In 1921, Paramount Pictures released the Rudolph Valentino movie The Sheik. The movie itself was a box office success but showed Arabs as savage beasts who auction off their own women. The film was followed up a few years later with The Son of the Sheik, which also portrayed racist overtones. Rudolph was even asked by a New York Times reporter once whether or not his well-off character could fall for a savage (an Arab woman). To Valentino's credit, he responded by saying: "People are not savages because they have dark skins. The Arabian civilization is one of the oldest in the world...the Arabs are dignified and keen brained."[12] In his essay "Arabs in Hollywood: An Undeserved Image", Scott J. Simon argues that of all the ethnic groups portrayed in Hollywood films, "Arab culture has been the most misunderstood and supplied with the worst stereotypes":
He also singled out A Son of the Sahara (1924) as "the strongest subconscious attack on the Arab culture of all the Arab movies of the 1920s".
In the 1940s, people like Dudley Dickerson were appearing in Three Stooges films. Dudley was used because of his bug-eyed appearance and portrayal of stereotypes of the time. The prevailing views in Hollywood at the time helped to prevent him from advancing his career, but he never complained about his line of work and actually enjoyed what he was doing.[13] A later Stooges short, The Yoke's on Me, showed a stereotypical view of the Japanese people.

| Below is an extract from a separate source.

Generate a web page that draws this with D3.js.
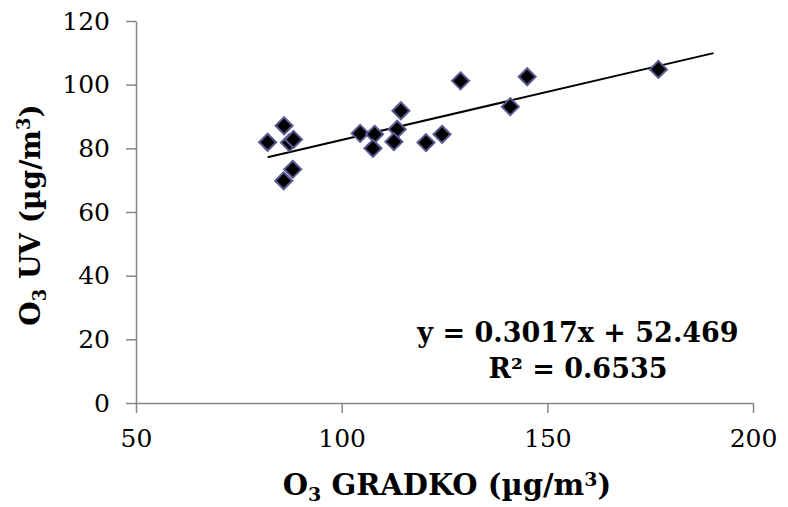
<!DOCTYPE html>
<html>
<head>
<meta charset="utf-8">
<script src="https://cdn.jsdelivr.net/npm/d3@7"></script>
<style>
  body { margin: 0; background: #fff; }
  text { font-family: Georgia, "DejaVu Serif", serif; }
</style>
</head>
<body>
<div class="plot"></div>
<script>
// O3 GRADKO (x) vs O3 UV (y)
const gradko = [82.0, 86.0, 87.3, 88.3, 88.1, 85.9, 104.5, 108.0, 107.6, 114.4, 113.5, 112.7, 120.5, 124.4, 128.9, 145.1, 141.0, 177.0];
const uv     = [81.9, 87.1, 81.8, 82.8, 73.4, 69.8, 84.7, 84.4, 80.0, 91.8, 86.0, 82.1, 81.8, 84.4, 101.2, 102.5, 93.1, 104.8];
const xTicks = [50, 100, 150, 200];
const yTicks = [0, 20, 40, 60, 80, 100, 120];
const slope = 0.3017, intercept = 52.469;
const trendRange = [82, 190.4];

const points = gradko.map((x, i) => ({x: x, y: uv[i]}));

const width = 788;
const height = 507;
const svg = d3.select('.plot')
    .append('svg')
    .attr('width', width)
    .attr('height', height);

const x = d3.scaleLinear().domain([50, 200]).range([136, 753]);
const y = d3.scaleLinear().domain([0, 120]).range([403, 21]);

const axisColor = '#868686';

// axes
const xAxis = svg.append('g')
    .attr('transform', `translate(0,${y(0)})`)
    .call(d3.axisBottom(x).tickValues(xTicks).tickSize(10).tickPadding(16).tickSizeOuter(0));
const yAxis = svg.append('g')
    .attr('transform', `translate(${x(50)},0)`)
    .call(d3.axisLeft(y).tickValues(yTicks).tickSize(10).tickPadding(16).tickSizeOuter(0));

[xAxis, yAxis].forEach(g => {
    g.select('.domain').attr('stroke', axisColor).attr('stroke-width', 1.5);
    g.selectAll('.tick line').attr('stroke', axisColor).attr('stroke-width', 1.5);
    g.selectAll('.tick text')
        .attr('fill', '#000')
        .style('font-size', '25px')
        .style('font-family', 'Georgia, "DejaVu Serif", serif');
});

// trend line
svg.append('line')
    .attr('x1', x(trendRange[0]))
    .attr('y1', y(slope * trendRange[0] + intercept))
    .attr('x2', x(trendRange[1]))
    .attr('y2', y(slope * trendRange[1] + intercept))
    .attr('stroke', '#000')
    .attr('stroke-width', 2);

// diamonds
svg.selectAll('path.pt')
    .data(points)
    .enter()
    .append('path')
    .attr('class', 'pt')
    .attr('d', d3.symbol().type(d3.symbolDiamond2).size(185))
    .attr('transform', d => `translate(${x(d.x)},${y(d.y)})`)
    .attr('fill', '#000')
    .attr('stroke', '#5a5a92')
    .attr('stroke-width', 2);

// equation
svg.append('text')
    .attr('x', 578).attr('y', 342)
    .attr('text-anchor', 'middle')
    .attr('font-weight', 'bold')
    .attr('font-size', 27)
    .text('y = 0.3017x + 52.469');
svg.append('text')
    .attr('x', 578).attr('y', 378)
    .attr('text-anchor', 'middle')
    .attr('font-weight', 'bold')
    .attr('font-size', 27)
    .text('R² = 0.6535');

// x title
const xt = svg.append('text')
    .attr('x', 447).attr('y', 495)
    .attr('text-anchor', 'middle')
    .attr('font-weight', 'bold')
    .attr('font-size', 29);
xt.append('tspan').text('O');
xt.append('tspan').text('3').attr('font-size', 19).attr('dy', 6);
xt.append('tspan').text(' GRADKO (µg/m').attr('dy', -6);
xt.append('tspan').text('3').attr('font-size', 19).attr('dy', -9);
xt.append('tspan').text(')').attr('dy', 9);

// y title
const yt = svg.append('text')
    .attr('transform', 'translate(40,215) rotate(-90)')
    .attr('text-anchor', 'middle')
    .attr('font-weight', 'bold')
    .attr('font-size', 28);
yt.append('tspan').text('O');
yt.append('tspan').text('3').attr('font-size', 18).attr('dy', 6);
yt.append('tspan').text(' UV (µg/m').attr('dy', -6);
yt.append('tspan').text('3').attr('font-size', 18).attr('dy', -10);
yt.append('tspan').text(')').attr('dy', 10);
</script>
</body>
</html>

Movies of the era showed began to increase the stereotypes that previous generations had started. The Charlie Chan and Fu Manchu stereotypes began to increasingly become more active in movies. Republic Movies released a fifteen episode serial Drums of Fu Manchu, which was later released into a feature film. This brought back the Fu Manchu stereotype after a few years of inaction in Hollywood. The "Devil Doctor" stereotype was absent from film between 1940 and 1965.
Arab stereotypes also played into the film of the time. This included the use of belly dancers and billionaires. The bellydancer stereotype first occurred on film in 1897 when Thomas Edison's kinetoscope showed the women dancing.[14]